***** RECORDED DATA

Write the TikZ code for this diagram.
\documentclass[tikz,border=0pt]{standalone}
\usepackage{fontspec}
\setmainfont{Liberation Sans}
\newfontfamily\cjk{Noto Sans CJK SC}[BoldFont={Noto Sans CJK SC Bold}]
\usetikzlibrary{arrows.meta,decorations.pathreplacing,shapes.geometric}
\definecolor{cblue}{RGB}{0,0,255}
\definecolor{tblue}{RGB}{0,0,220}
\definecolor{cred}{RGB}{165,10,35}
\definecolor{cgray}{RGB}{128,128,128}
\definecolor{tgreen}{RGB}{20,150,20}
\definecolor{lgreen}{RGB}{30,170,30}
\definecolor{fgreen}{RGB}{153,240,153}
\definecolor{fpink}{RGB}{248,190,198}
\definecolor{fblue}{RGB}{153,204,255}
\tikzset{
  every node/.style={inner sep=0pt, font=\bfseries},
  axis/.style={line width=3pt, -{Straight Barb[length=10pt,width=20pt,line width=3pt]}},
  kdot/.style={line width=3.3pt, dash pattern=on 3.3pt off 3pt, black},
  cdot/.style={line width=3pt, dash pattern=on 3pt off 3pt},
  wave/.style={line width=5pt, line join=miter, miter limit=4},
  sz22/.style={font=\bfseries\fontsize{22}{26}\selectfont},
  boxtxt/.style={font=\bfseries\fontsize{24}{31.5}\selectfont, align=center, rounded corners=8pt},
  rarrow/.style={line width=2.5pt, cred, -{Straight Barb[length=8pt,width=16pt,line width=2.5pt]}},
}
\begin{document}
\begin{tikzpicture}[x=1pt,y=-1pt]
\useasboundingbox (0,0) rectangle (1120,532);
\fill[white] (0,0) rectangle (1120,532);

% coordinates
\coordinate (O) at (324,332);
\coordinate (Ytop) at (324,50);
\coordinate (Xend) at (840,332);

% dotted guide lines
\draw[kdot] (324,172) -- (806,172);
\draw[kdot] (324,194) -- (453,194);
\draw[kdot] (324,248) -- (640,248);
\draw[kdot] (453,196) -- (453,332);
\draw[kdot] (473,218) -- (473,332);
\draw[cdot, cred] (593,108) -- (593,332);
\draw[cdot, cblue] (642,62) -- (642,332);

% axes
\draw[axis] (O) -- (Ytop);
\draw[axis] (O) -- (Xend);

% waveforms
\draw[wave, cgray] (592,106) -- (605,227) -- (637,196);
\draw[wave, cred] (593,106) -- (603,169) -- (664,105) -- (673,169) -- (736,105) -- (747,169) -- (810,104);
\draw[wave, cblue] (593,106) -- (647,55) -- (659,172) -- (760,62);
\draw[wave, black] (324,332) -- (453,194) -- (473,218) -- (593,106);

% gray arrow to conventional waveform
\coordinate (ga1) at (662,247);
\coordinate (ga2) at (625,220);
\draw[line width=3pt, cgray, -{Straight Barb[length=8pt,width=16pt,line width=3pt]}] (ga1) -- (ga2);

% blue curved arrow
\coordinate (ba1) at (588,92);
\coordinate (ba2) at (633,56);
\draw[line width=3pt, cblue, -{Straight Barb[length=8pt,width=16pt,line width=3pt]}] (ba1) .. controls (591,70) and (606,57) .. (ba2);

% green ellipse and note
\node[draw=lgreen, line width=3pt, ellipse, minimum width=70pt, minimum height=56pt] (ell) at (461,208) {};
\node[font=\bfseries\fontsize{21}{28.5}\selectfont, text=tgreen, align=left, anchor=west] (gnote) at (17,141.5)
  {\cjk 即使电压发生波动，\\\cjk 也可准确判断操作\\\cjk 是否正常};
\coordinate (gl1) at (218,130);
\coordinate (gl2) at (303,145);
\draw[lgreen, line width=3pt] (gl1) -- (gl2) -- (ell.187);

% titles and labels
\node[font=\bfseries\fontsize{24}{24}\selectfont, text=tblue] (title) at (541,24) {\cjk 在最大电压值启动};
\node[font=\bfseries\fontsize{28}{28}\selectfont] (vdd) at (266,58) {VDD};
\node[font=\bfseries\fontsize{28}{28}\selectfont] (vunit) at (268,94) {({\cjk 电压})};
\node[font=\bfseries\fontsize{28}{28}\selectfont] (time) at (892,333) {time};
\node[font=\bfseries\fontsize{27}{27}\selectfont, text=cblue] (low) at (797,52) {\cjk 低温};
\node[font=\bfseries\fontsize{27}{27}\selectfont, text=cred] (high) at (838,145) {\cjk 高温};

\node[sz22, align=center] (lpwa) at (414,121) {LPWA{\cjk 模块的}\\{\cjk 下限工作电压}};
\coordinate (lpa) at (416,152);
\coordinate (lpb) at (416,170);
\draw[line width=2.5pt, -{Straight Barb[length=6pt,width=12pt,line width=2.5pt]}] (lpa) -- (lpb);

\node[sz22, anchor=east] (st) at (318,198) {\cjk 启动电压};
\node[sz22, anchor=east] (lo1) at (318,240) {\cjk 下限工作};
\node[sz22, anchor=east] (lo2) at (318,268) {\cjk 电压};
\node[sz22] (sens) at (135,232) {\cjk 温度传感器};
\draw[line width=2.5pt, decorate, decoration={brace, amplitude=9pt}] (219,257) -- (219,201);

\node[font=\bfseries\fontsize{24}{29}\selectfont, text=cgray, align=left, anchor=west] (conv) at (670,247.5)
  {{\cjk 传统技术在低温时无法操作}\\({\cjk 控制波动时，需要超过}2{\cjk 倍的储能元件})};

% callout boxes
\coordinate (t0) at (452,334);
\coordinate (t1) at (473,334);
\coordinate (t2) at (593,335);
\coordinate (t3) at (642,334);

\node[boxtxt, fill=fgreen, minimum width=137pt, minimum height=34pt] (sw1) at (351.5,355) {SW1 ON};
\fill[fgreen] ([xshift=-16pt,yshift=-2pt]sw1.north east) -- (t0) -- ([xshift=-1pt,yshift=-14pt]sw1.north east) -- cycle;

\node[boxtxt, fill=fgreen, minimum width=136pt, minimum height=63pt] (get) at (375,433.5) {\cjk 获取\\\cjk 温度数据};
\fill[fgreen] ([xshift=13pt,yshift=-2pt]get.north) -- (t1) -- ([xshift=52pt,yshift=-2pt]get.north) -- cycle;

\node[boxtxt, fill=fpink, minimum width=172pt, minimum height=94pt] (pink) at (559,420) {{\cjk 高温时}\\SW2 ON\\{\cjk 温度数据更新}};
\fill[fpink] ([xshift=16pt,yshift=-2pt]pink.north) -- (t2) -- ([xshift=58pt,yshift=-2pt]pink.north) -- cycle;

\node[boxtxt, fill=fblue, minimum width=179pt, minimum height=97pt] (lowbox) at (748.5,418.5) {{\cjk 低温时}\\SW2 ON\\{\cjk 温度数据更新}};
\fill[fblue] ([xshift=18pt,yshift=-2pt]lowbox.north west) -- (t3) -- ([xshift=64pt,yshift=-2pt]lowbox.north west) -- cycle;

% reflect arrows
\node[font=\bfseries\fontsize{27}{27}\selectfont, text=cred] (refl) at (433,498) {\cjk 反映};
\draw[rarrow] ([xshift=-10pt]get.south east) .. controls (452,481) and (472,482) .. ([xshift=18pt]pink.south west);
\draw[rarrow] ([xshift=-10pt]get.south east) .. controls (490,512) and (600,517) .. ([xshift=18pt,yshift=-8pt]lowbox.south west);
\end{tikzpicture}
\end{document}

**********

# STATED TASK
Give back the whole listing, word for word.

# RESPONSE BELOW
Write the TikZ code for this diagram.
\documentclass[tikz,border=0pt]{standalone}
\usepackage{fontspec}
\setmainfont{Liberation Sans}
\newfontfamily\cjk{Noto Sans CJK SC}[BoldFont={Noto Sans CJK SC Bold}]
\usetikzlibrary{arrows.meta,decorations.pathreplacing,shapes.geometric}
\definecolor{cblue}{RGB}{0,0,255}
\definecolor{tblue}{RGB}{0,0,220}
\definecolor{cred}{RGB}{165,10,35}
\definecolor{cgray}{RGB}{128,128,128}
\definecolor{tgreen}{RGB}{20,150,20}
\definecolor{lgreen}{RGB}{30,170,30}
\definecolor{fgreen}{RGB}{153,240,153}
\definecolor{fpink}{RGB}{248,190,198}
\definecolor{fblue}{RGB}{153,204,255}
\tikzset{
  every node/.style={inner sep=0pt, font=\bfseries},
  axis/.style={line width=3pt, -{Straight Barb[length=10pt,width=20pt,line width=3pt]}},
  kdot/.style={line width=3.3pt, dash pattern=on 3.3pt off 3pt, black},
  cdot/.style={line width=3pt, dash pattern=on 3pt off 3pt},
  wave/.style={line width=5pt, line join=miter, miter limit=4},
  sz22/.style={font=\bfseries\fontsize{22}{26}\selectfont},
  boxtxt/.style={font=\bfseries\fontsize{24}{31.5}\selectfont, align=center, rounded corners=8pt},
  rarrow/.style={line width=2.5pt, cred, -{Straight Barb[length=8pt,width=16pt,line width=2.5pt]}},
}
\begin{document}
\begin{tikzpicture}[x=1pt,y=-1pt]
\useasboundingbox (0,0) rectangle (1120,532);
\fill[white] (0,0) rectangle (1120,532);

% coordinates
\coordinate (O) at (324,332);
\coordinate (Ytop) at (324,50);
\coordinate (Xend) at (840,332);

% dotted guide lines
\draw[kdot] (324,172) -- (806,172);
\draw[kdot] (324,194) -- (453,194);
\draw[kdot] (324,248) -- (640,248);
\draw[kdot] (453,196) -- (453,332);
\draw[kdot] (473,218) -- (473,332);
\draw[cdot, cred] (593,108) -- (593,332);
\draw[cdot, cblue] (642,62) -- (642,332);

% axes
\draw[axis] (O) -- (Ytop);
\draw[axis] (O) -- (Xend);

% waveforms
\draw[wave, cgray] (592,106) -- (605,227) -- (637,196);
\draw[wave, cred] (593,106) -- (603,169) -- (664,105) -- (673,169) -- (736,105) -- (747,169) -- (810,104);
\draw[wave, cblue] (593,106) -- (647,55) -- (659,172) -- (760,62);
\draw[wave, black] (324,332) -- (453,194) -- (473,218) -- (593,106);

% gray arrow to conventional waveform
\coordinate (ga1) at (662,247);
\coordinate (ga2) at (625,220);
\draw[line width=3pt, cgray, -{Straight Barb[length=8pt,width=16pt,line width=3pt]}] (ga1) -- (ga2);

% blue curved arrow
\coordinate (ba1) at (588,92);
\coordinate (ba2) at (633,56);
\draw[line width=3pt, cblue, -{Straight Barb[length=8pt,width=16pt,line width=3pt]}] (ba1) .. controls (591,70) and (606,57) .. (ba2);

% green ellipse and note
\node[draw=lgreen, line width=3pt, ellipse, minimum width=70pt, minimum height=56pt] (ell) at (461,208) {};
\node[font=\bfseries\fontsize{21}{28.5}\selectfont, text=tgreen, align=left, anchor=west] (gnote) at (17,141.5)
  {\cjk 即使电压发生波动，\\\cjk 也可准确判断操作\\\cjk 是否正常};
\coordinate (gl1) at (218,130);
\coordinate (gl2) at (303,145);
\draw[lgreen, line width=3pt] (gl1) -- (gl2) -- (ell.187);

% titles and labels
\node[font=\bfseries\fontsize{24}{24}\selectfont, text=tblue] (title) at (541,24) {\cjk 在最大电压值启动};
\node[font=\bfseries\fontsize{28}{28}\selectfont] (vdd) at (266,58) {VDD};
\node[font=\bfseries\fontsize{28}{28}\selectfont] (vunit) at (268,94) {({\cjk 电压})};
\node[font=\bfseries\fontsize{28}{28}\selectfont] (time) at (892,333) {time};
\node[font=\bfseries\fontsize{27}{27}\selectfont, text=cblue] (low) at (797,52) {\cjk 低温};
\node[font=\bfseries\fontsize{27}{27}\selectfont, text=cred] (high) at (838,145) {\cjk 高温};

\node[sz22, align=center] (lpwa) at (414,121) {LPWA{\cjk 模块的}\\{\cjk 下限工作电压}};
\coordinate (lpa) at (416,152);
\coordinate (lpb) at (416,170);
\draw[line width=2.5pt, -{Straight Barb[length=6pt,width=12pt,line width=2.5pt]}] (lpa) -- (lpb);

\node[sz22, anchor=east] (st) at (318,198) {\cjk 启动电压};
\node[sz22, anchor=east] (lo1) at (318,240) {\cjk 下限工作};
\node[sz22, anchor=east] (lo2) at (318,268) {\cjk 电压};
\node[sz22] (sens) at (135,232) {\cjk 温度传感器};
\draw[line width=2.5pt, decorate, decoration={brace, amplitude=9pt}] (219,257) -- (219,201);

\node[font=\bfseries\fontsize{24}{29}\selectfont, text=cgray, align=left, anchor=west] (conv) at (670,247.5)
  {{\cjk 传统技术在低温时无法操作}\\({\cjk 控制波动时，需要超过}2{\cjk 倍的储能元件})};

% callout boxes
\coordinate (t0) at (452,334);
\coordinate (t1) at (473,334);
\coordinate (t2) at (593,335);
\coordinate (t3) at (642,334);

\node[boxtxt, fill=fgreen, minimum width=137pt, minimum height=34pt] (sw1) at (351.5,355) {SW1 ON};
\fill[fgreen] ([xshift=-16pt,yshift=-2pt]sw1.north east) -- (t0) -- ([xshift=-1pt,yshift=-14pt]sw1.north east) -- cycle;

\node[boxtxt, fill=fgreen, minimum width=136pt, minimum height=63pt] (get) at (375,433.5) {\cjk 获取\\\cjk 温度数据};
\fill[fgreen] ([xshift=13pt,yshift=-2pt]get.north) -- (t1) -- ([xshift=52pt,yshift=-2pt]get.north) -- cycle;

\node[boxtxt, fill=fpink, minimum width=172pt, minimum height=94pt] (pink) at (559,420) {{\cjk 高温时}\\SW2 ON\\{\cjk 温度数据更新}};
\fill[fpink] ([xshift=16pt,yshift=-2pt]pink.north) -- (t2) -- ([xshift=58pt,yshift=-2pt]pink.north) -- cycle;

\node[boxtxt, fill=fblue, minimum width=179pt, minimum height=97pt] (lowbox) at (748.5,418.5) {{\cjk 低温时}\\SW2 ON\\{\cjk 温度数据更新}};
\fill[fblue] ([xshift=18pt,yshift=-2pt]lowbox.north west) -- (t3) -- ([xshift=64pt,yshift=-2pt]lowbox.north west) -- cycle;

% reflect arrows
\node[font=\bfseries\fontsize{27}{27}\selectfont, text=cred] (refl) at (433,498) {\cjk 反映};
\draw[rarrow] ([xshift=-10pt]get.south east) .. controls (452,481) and (472,482) .. ([xshift=18pt]pink.south west);
\draw[rarrow] ([xshift=-10pt]get.south east) .. controls (490,512) and (600,517) .. ([xshift=18pt,yshift=-8pt]lowbox.south west);
\end{tikzpicture}
\end{document}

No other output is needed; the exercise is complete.